▶ What the exercise asks
Write out the data again exactly, skipping every picture.

Begin Given records

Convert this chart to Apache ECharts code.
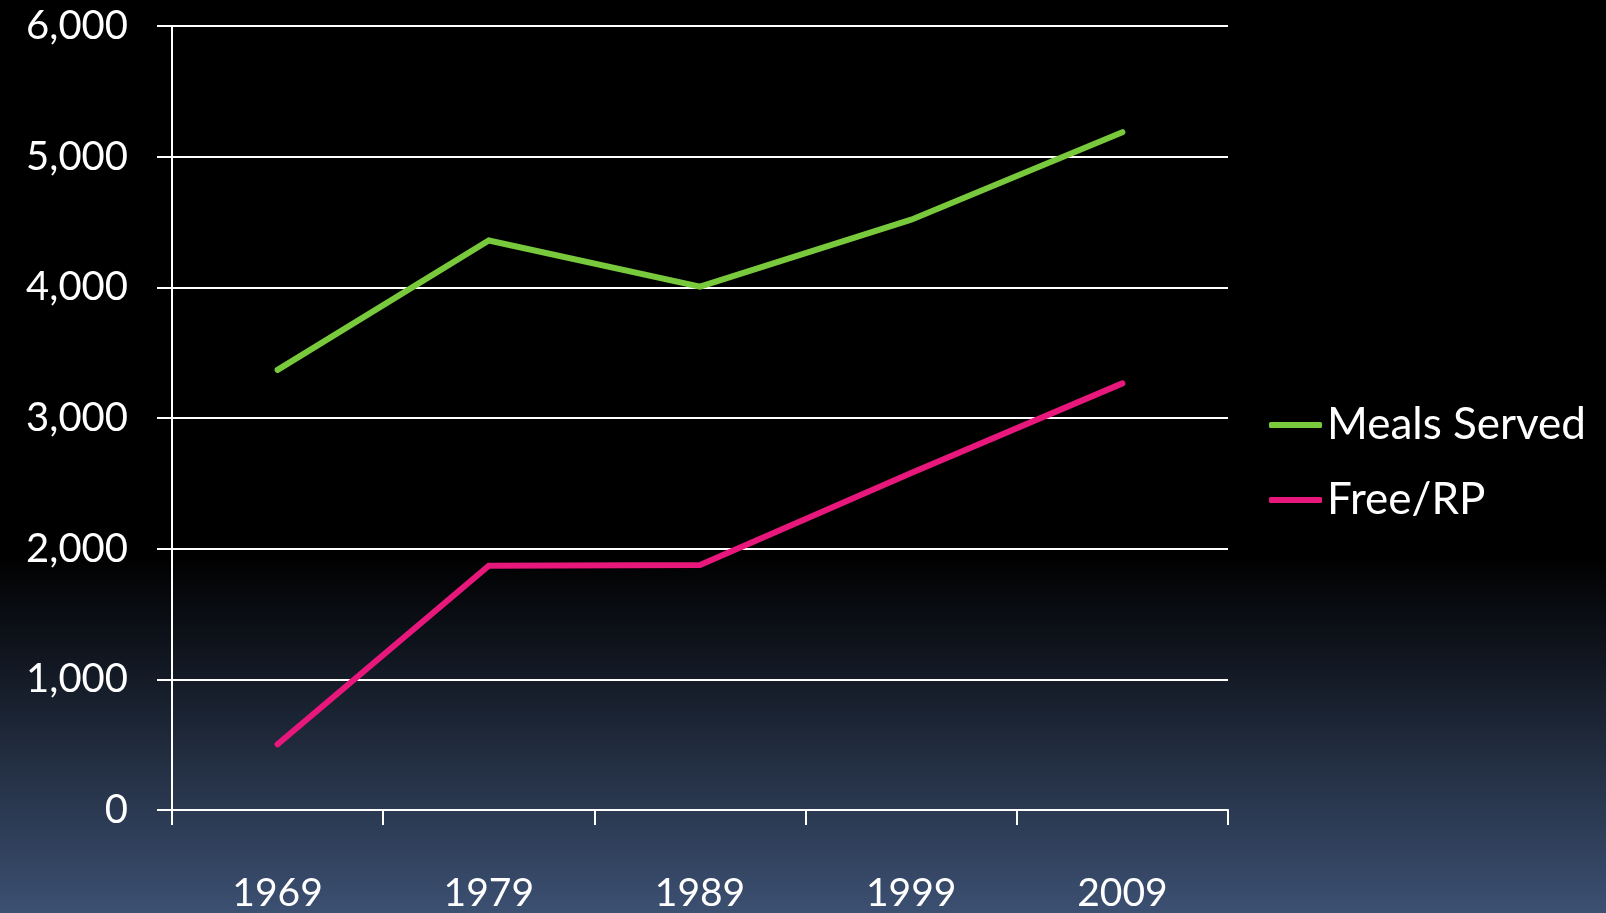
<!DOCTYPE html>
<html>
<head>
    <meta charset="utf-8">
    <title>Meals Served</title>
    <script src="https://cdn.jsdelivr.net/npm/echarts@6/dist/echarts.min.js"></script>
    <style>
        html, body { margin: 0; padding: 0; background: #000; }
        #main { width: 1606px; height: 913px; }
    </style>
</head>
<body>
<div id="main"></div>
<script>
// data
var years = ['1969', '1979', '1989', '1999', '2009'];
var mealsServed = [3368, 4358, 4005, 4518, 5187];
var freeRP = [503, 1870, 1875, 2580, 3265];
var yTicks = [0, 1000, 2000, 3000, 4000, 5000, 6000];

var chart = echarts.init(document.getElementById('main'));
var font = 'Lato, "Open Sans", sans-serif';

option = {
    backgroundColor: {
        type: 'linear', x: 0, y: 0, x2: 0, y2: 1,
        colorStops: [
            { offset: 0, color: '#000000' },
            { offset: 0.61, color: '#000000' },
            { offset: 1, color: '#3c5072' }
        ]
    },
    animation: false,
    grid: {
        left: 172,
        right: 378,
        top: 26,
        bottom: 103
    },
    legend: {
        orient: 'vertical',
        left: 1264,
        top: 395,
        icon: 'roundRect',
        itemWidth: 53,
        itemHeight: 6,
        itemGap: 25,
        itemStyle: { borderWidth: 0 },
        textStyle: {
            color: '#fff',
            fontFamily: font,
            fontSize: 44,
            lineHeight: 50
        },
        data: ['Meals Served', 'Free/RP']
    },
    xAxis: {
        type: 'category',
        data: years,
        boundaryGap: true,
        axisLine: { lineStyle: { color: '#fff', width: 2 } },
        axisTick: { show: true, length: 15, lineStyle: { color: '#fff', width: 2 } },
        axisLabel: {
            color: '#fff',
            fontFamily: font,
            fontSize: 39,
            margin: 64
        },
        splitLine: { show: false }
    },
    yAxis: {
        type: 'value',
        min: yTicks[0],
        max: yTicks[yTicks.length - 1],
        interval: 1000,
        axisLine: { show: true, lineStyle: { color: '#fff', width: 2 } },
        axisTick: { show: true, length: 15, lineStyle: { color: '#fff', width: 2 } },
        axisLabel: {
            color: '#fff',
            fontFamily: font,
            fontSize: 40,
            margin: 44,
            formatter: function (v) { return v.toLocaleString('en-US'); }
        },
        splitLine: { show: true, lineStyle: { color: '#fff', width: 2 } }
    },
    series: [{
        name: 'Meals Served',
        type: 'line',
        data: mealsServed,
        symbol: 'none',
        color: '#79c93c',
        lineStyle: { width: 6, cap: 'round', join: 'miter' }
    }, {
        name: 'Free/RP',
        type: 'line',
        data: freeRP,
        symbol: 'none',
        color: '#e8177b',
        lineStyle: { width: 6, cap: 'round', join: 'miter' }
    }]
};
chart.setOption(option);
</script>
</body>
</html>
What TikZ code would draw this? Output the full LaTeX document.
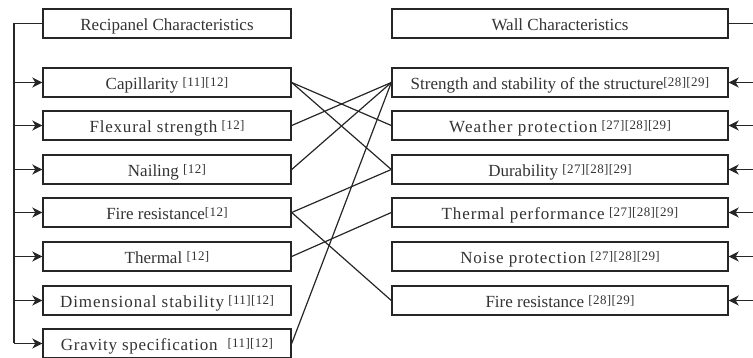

End Given records

▶ Complete answer
Convert this chart to Apache ECharts code.
<!DOCTYPE html>
<html>
<head>
    <meta charset="utf-8">
    <title>Meals Served</title>
    <script src="https://cdn.jsdelivr.net/npm/echarts@6/dist/echarts.min.js"></script>
    <style>
        html, body { margin: 0; padding: 0; background: #000; }
        #main { width: 1606px; height: 913px; }
    </style>
</head>
<body>
<div id="main"></div>
<script>
// data
var years = ['1969', '1979', '1989', '1999', '2009'];
var mealsServed = [3368, 4358, 4005, 4518, 5187];
var freeRP = [503, 1870, 1875, 2580, 3265];
var yTicks = [0, 1000, 2000, 3000, 4000, 5000, 6000];

var chart = echarts.init(document.getElementById('main'));
var font = 'Lato, "Open Sans", sans-serif';

option = {
    backgroundColor: {
        type: 'linear', x: 0, y: 0, x2: 0, y2: 1,
        colorStops: [
            { offset: 0, color: '#000000' },
            { offset: 0.61, color: '#000000' },
            { offset: 1, color: '#3c5072' }
        ]
    },
    animation: false,
    grid: {
        left: 172,
        right: 378,
        top: 26,
        bottom: 103
    },
    legend: {
        orient: 'vertical',
        left: 1264,
        top: 395,
        icon: 'roundRect',
        itemWidth: 53,
        itemHeight: 6,
        itemGap: 25,
        itemStyle: { borderWidth: 0 },
        textStyle: {
            color: '#fff',
            fontFamily: font,
            fontSize: 44,
            lineHeight: 50
        },
        data: ['Meals Served', 'Free/RP']
    },
    xAxis: {
        type: 'category',
        data: years,
        boundaryGap: true,
        axisLine: { lineStyle: { color: '#fff', width: 2 } },
        axisTick: { show: true, length: 15, lineStyle: { color: '#fff', width: 2 } },
        axisLabel: {
            color: '#fff',
            fontFamily: font,
            fontSize: 39,
            margin: 64
        },
        splitLine: { show: false }
    },
    yAxis: {
        type: 'value',
        min: yTicks[0],
        max: yTicks[yTicks.length - 1],
        interval: 1000,
        axisLine: { show: true, lineStyle: { color: '#fff', width: 2 } },
        axisTick: { show: true, length: 15, lineStyle: { color: '#fff', width: 2 } },
        axisLabel: {
            color: '#fff',
            fontFamily: font,
            fontSize: 40,
            margin: 44,
            formatter: function (v) { return v.toLocaleString('en-US'); }
        },
        splitLine: { show: true, lineStyle: { color: '#fff', width: 2 } }
    },
    series: [{
        name: 'Meals Served',
        type: 'line',
        data: mealsServed,
        symbol: 'none',
        color: '#79c93c',
        lineStyle: { width: 6, cap: 'round', join: 'miter' }
    }, {
        name: 'Free/RP',
        type: 'line',
        data: freeRP,
        symbol: 'none',
        color: '#e8177b',
        lineStyle: { width: 6, cap: 'round', join: 'miter' }
    }]
};
chart.setOption(option);
</script>
</body>
</html>
What TikZ code would draw this? Output the full LaTeX document.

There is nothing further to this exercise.